While economics officials in the East African Community (EAC) have committed themselves to kick off the third integration, the Monetary Union, before the end of this year. Some experts, however, caution them not to rush.
John Rwangombwa, the former Finance Minister who was recently appointed the governor of the central bank, recently confirmed that most of the components of the roadmap have been agreed upon while the remaining ones must be finalized by November. "We committed ourselves to sign the monetary union protocol by November," he said, adding that by then all guidelines necessary to implement the protocol should be available.
The steps achieved so far include assessment of the feasibility to establish a regional central bank, functioning of a monitoring committee that will oversee whether the protocol will be implemented in the same way in all five partner states, and the deadline for signing the protocol, among others.

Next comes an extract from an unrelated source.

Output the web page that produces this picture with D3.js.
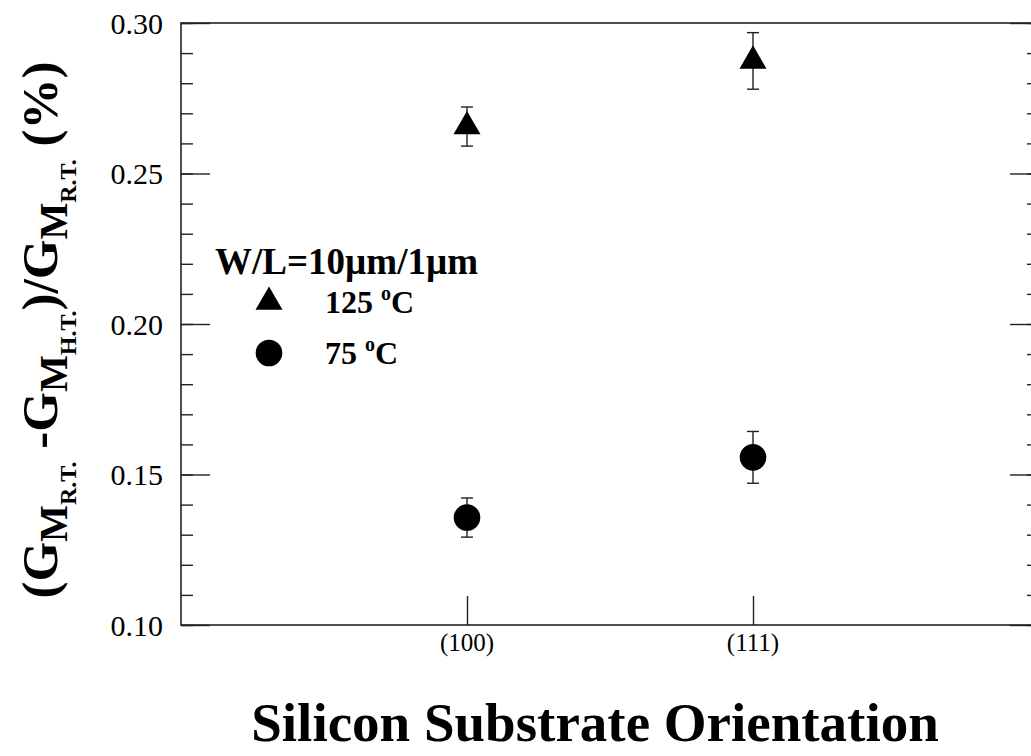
<!DOCTYPE html>
<html>
<head>
<meta charset="utf-8">
<script src="https://cdn.jsdelivr.net/npm/d3@7"></script>
<style>
  body { margin: 0; background: #fff; }
</style>
</head>
<body>
<div id="chart"></div>
<script>
var orientations = ["(100)", "(111)"];
var hot125 = [0.2656, 0.2874];
var err125 = [0.0065, 0.0094];
var hot75 = [0.1357, 0.1557];
var err75 = [0.0065, 0.0086];
var yMajor = [0.10, 0.15, 0.20, 0.25, 0.30];
var yMinor = d3.range(10, 31).map(function(d) { return d / 100; });

var serif = "'Liberation Serif', 'Times New Roman', Tinos, 'DejaVu Serif', serif";
var w = 1031, h = 756;
var margin = { top: 23, right: -8, bottom: 131, left: 181 };

var svg = d3.select("#chart").append("svg")
   .attr("width", w)
   .attr("height", h)
   .attr("font-family", serif);

var xScale = d3.scalePoint()
   .domain(orientations)
   .range([margin.left, w - margin.right])
   .padding(1);
var yScale = d3.scaleLinear()
   .domain([0.10, 0.30])
   .range([h - margin.bottom, margin.top]);

var x0 = margin.left, x1 = w - margin.right;
var y0 = h - margin.bottom, y1 = margin.top;

// frame
svg.append("rect")
   .attr("x", x0).attr("y", y1)
   .attr("width", x1 - x0).attr("height", y0 - y1)
   .attr("fill", "none")
   .attr("stroke", "#222")
   .attr("stroke-width", 1.6);

function ticks(axis, pos, size, vals) {
  svg.append("g")
     .attr("transform", pos)
     .call(axis.tickValues(vals).tickSize(size).tickFormat(""))
     .call(function(g) { g.select(".domain").remove(); })
     .selectAll("line").attr("stroke", "#222").attr("stroke-width", 1.4);
}
// left + right axes
ticks(d3.axisRight(yScale), "translate(" + x0 + ",0)", 12, yMinor);
ticks(d3.axisRight(yScale), "translate(" + x0 + ",0)", 29, yMajor);
ticks(d3.axisLeft(yScale), "translate(" + x1 + ",0)", 12, yMinor);
ticks(d3.axisLeft(yScale), "translate(" + x1 + ",0)", 29, yMajor);

svg.selectAll(".ylab")
   .data(yMajor)
   .enter()
   .append("text")
   .attr("class", "ylab")
   .attr("x", x0 - 18)
   .attr("y", function(d) { return yScale(d); })
   .attr("dy", "0.35em")
   .attr("text-anchor", "end")
   .style("font-family", serif)
   .style("font-size", "30px")
   .text(d3.format(".2f"));

// bottom axis
ticks(d3.axisTop(xScale), "translate(0," + y0 + ")", 29, orientations);
svg.selectAll(".xlab")
   .data(orientations)
   .enter()
   .append("text")
   .attr("class", "xlab")
   .attr("x", function(d) { return xScale(d); })
   .attr("y", y0 + 26)
   .attr("text-anchor", "middle")
   .style("font-family", serif)
   .style("font-size", "25px")
   .text(function(d) { return d; });

// error bars and markers
function drawSeries(vals, errs, shape, cls) {
  var g = svg.append("g").attr("class", cls);
  orientations.forEach(function(o, i) {
    var cx = xScale(o);
    var top = yScale(vals[i] + errs[i]), bot = yScale(vals[i] - errs[i]);
    g.append("line").attr("x1", cx).attr("x2", cx).attr("y1", top).attr("y2", bot)
       .attr("stroke", "#222").attr("stroke-width", 1.4);
    g.append("line").attr("x1", cx - 6).attr("x2", cx + 6).attr("y1", top).attr("y2", top)
       .attr("stroke", "#222").attr("stroke-width", 1.4);
    g.append("line").attr("x1", cx - 6).attr("x2", cx + 6).attr("y1", bot).attr("y2", bot)
       .attr("stroke", "#222").attr("stroke-width", 1.4);
  });
  g.selectAll("path")
     .data(vals)
     .enter()
     .append("path")
     .attr("d", shape)
     .attr("fill", "#000")
     .attr("transform", function(d, i) {
       return "translate(" + xScale(orientations[i]) + "," + yScale(d) + ")";
     });
}
var triShape = d3.symbol().type(d3.symbolTriangle).size(316)();
var dotShape = d3.symbol().type(d3.symbolCircle).size(556)();
drawSeries(hot125, err125, triShape, "s125");
drawSeries(hot75, err75, dotShape, "s75");

// annotation + legend
svg.append("text")
   .attr("x", 215)
   .attr("y", 274)
   .style("font-family", serif)
   .style("font-size", "37px")
   .style("font-weight", "bold")
   .text("W/L=10\u00b5m/1\u00b5m");

var legendItems = [
  { shape: triShape, deg: "125 " },
  { shape: dotShape, deg: "75 " }
];
var leg = svg.selectAll(".leg")
   .data(legendItems)
   .enter()
   .append("g")
   .attr("class", "leg")
   .attr("transform", function(d, i) { return "translate(269," + (302 + i * 51) + ")"; });
leg.append("path").attr("d", function(d) { return d.shape; }).attr("fill", "#000");
var lt = leg.append("text")
   .attr("x", 56)
   .attr("y", 11)
   .style("font-family", serif)
   .style("font-size", "32px")
   .style("font-weight", "bold");
lt.append("tspan").text(function(d) { return d.deg; });
lt.append("tspan").attr("dy", -13).style("font-size", "20px").text("o");
lt.append("tspan").attr("dy", 13).text("C");

// axis titles
svg.append("text")
   .attr("x", 595)
   .attr("y", 741)
   .attr("text-anchor", "middle")
   .style("font-family", serif)
   .style("font-size", "55px")
   .style("font-weight", "bold")
   .text("Silicon Substrate Orientation");

var yt = svg.append("text")
   .attr("transform", "translate(57,330)rotate(-90)")
   .attr("text-anchor", "middle")
   .style("font-family", serif)
   .style("font-weight", "bold")
   .style("font-size", "51px");
var parts = [["(G", "R.T."], [" -G", "H.T."], [")/G", "R.T."]];
parts.forEach(function(p, i) {
  yt.append("tspan").attr("dy", i === 0 ? 0 : -19).style("font-size", "51px").text(p[0]);
  yt.append("tspan").attr("dy", 10).style("font-size", "39px").text("M");
  yt.append("tspan").attr("dy", 9).style("font-size", "24px").text(p[1]);
});
yt.append("tspan").attr("dy", -19).style("font-size", "51px").text(" (%)");
</script>
</body>
</html>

Rwangombwa noted the bloc still has to discuss the microeconomic convergence criteria that will allow countries participating in monetary union to reap the benefits without incurring undue costs. The framework will for example set a debt ceiling for each of the partner states so as to safeguard the financial stability.
The monetary union would include a common currency, monetary policy and implementation of existing protocols which call for free movement of people, goods and services across the borders within the bloc.
The transition phase from national currencies to a single one will be preceded by a "convertibility of currencies" phase which will consist of buying and selling goods across the community by using the existing national currencies. "A Rwandan will for instance be able to move to Kenya with Rwandan francs and buy or do banking services using our national currency," Rwangombwa explained.
The monetary union protocol was initially set to be signed by 2012, but the deadline was missed. If it gets implemented by the end of this year, it will be the third stage of EAC integration after that the customs union (January 1, 2005) and the common market (July 1, 2010) with free movement of goods, persons, labor, services, capital and the right of establishment of residence. The ultimate stage is the political federation.
Independent central banks
Though policy makers are optimistic that they will be well-prepared for the single currency, some experts are skeptical and advise the EAC to take its time to study all the details involved to avoid a potential future crisis. Paul Collier, professor of economics and director of the Center for the Study of African Economies at the University of Oxford, last week told The Rwanda Focus that the feasibility of the EAC monetary union is still "premature."
"First, have a decade of independent national central banks with the same mandates of moderating inflation," advised the economist who has been attending high profile regional conferences on the integration of the EAC financial sectors.
In addition, Collier observed that the EAC should "complete trade integration well before any further steps on Monetary Union;" otherwise, "it will fall apart in acrimony."
It also has to be noted that the concept of a monetary union is currently being put to the test in the Eurozone which, more than a decade after its creation, finds itself in an unprecedented crisis that might see some countries abandon the common currency or, in the worst-case scenario, see the entire zone fall apart. For Collier, this disaster even in the Euro zone should instill caution when it comes to establishing the EAC monetary union.
Learning from Eurozone mistakes
But officials of the East African bloc say that they are learning a lot from what is happening in Europe. "We are watching the Euro zone very carefully to take note of the mistakes they have made and to make sure that we have mechanisms to prevent the same from happening to us," pointed out Maria Kiwanuka, Uganda's Finance and Economic Development Minister.
In 2010, the European Central Bank commissioned a study on the establishment and functioning of the monetary union. "As the experience of the European Union shows, the road towards a monetary union is challenging," the study stated. "The achievement of a sound and sustainable outcome requires a number of different steps to be taken, all of which require strong political commitment and significant lead times."
As for the EAC, although the protocols implementing the first two stages of the regional integration have been signed long ago, the two protocols have not yet been fully implemented, with for example some partner states remaining reluctant when it comes to remove some non-tariff barriers.